Tot wie zal ik me vandaag wenden? Mildheid is ten gronde gegaan, Gewelddadigheid neemt bezit van iedereen
Het aangezicht van het slechte glanst tevreden, Het goede werd alom ten gronde gericht
Wie iemand om een slechte daad tot de orde roept, doet alle booswichten in lachen uitbarsten
Men plundert elkaar. Iedereen steelt van zijn naasten
De misdadiger is een vertrouweling geworden, De broeder met wie men samenleefde is tot vijand geworden
Men wil niets meer van gisteren weten En verguldt ook niemand meer die vandaag het goede nog doet
De leden van je eigen familie zijn boos En keren zich naar vreemden om nog redelijkheid te vinden
De harten worden ten gronde gericht, Eenieder slaat de ogen neer voor zijn familie en dienaren
De harten zijn hebzuchtig, Men kan zich niet meer verlaten op menselijke gevoelens
Er is geen gerechtigheid meer, De wereld blijft vertrouwen wie onrecht doet
Het ontbreekt aan vertrouwden, Men neemt zijn toevlucht tot onbekenden om bij hen te klagen
Er zijn geen gelukkige mensen meer, en met wie men vroeger omging, is niet meer
Ik ben met ellende overladen, Omdat mij iedere vertrouweling ontbreekt
Van het kwaad dat de wereld treft, Is het einde nog lang niet in zicht!
*** De dood staat vandaag voor mij Zoals de genezing voor een zieke Zoals het lijden ons zo nabij is.
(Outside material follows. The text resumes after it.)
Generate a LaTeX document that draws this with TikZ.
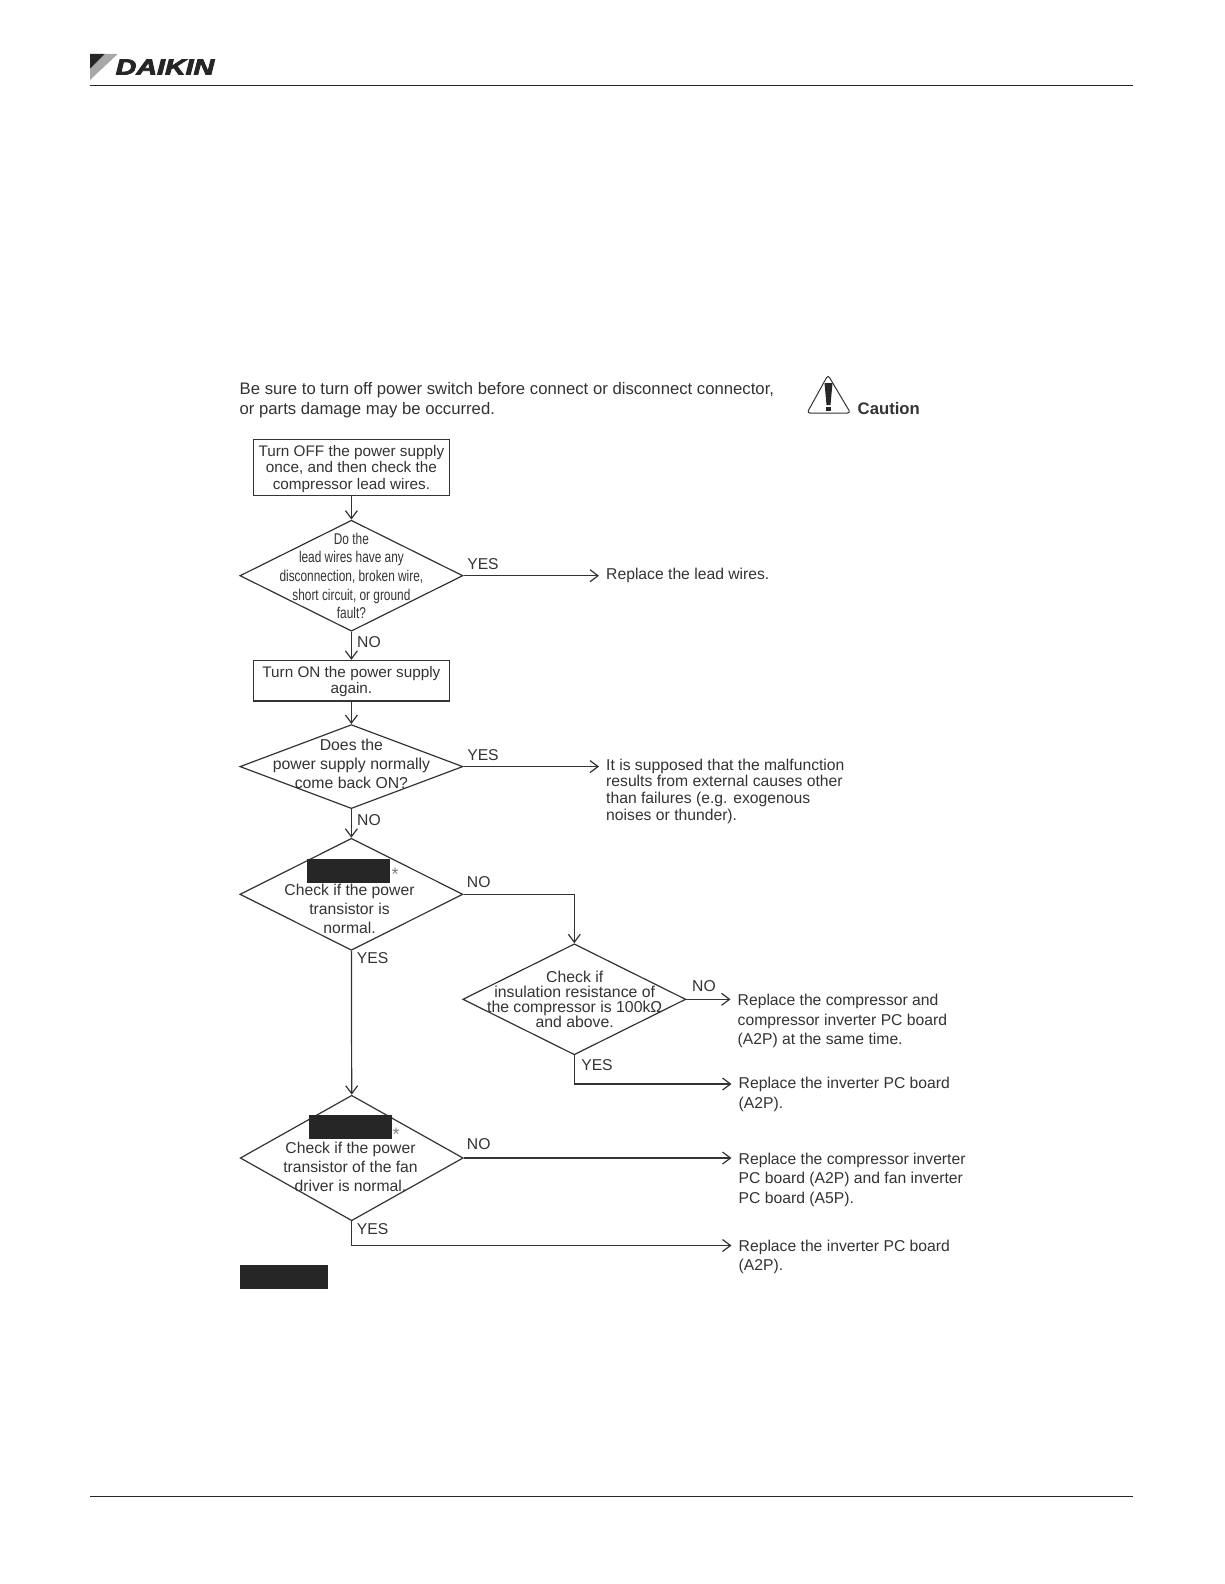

De dood staat vandaag voor mij Zoals de geur van wierook, Zoals we onder het zeil varen op de dag van de wind.
De dood staat vandaag voor mij Zoals de geur van lotusbloemen Zoals drinken op de rand van de dronkenschap
Zoals het ophouden van de regen, Zoals een man van een veldtocht thuiskomt
Zoals de helderheid van de hemel, Zoals een mens die de oplossing van een raadsel vindt
Zoals de wens van een mens om zijn huis terug te zien, Nadat hij vele jaren in gevangenschap doorbracht.
*** Waarlijk, wie daar is, is een levende god, Die de zonde straft bij degene die ze begaat.
Waarlijk, wie daar is, die staat in het zonneschip De uitverkorenen verdeelt hij voor de tempel.
Waarlijk, wie daar is, is een wijze Die niet verhinderd kan worden, Zich tot de zonnegod te wenden, Wanneer hij spreekt
Weemoed wiegde zijn geest als de deining een waterlelie. Alles was gedoemd tot vergetelheid. Daarom was een heerser minder bekommerd om zijn onderdanen dan om hun nog ongeboren nakomelingen. De enen waren even sterfelijk als hij, de anderen zouden zijn onsterfelijkheid verzekeren. Paul Claes, Psyche, p. 133
De levensmoede fellahin hebben geen keuze, de hak ter hand doorheen de modder, de rug gekromd als lastdier voor het stenen sjouwen of de dood in de woestijn die altijd dreigend aanwezig is, waarheen hij zich ook wendt of keert. In de recentste decennia lijken de fellahin hun hak te hebben gekeerd tot een bedelhand waarmee ze de toeristenvloed proberen te bewerken.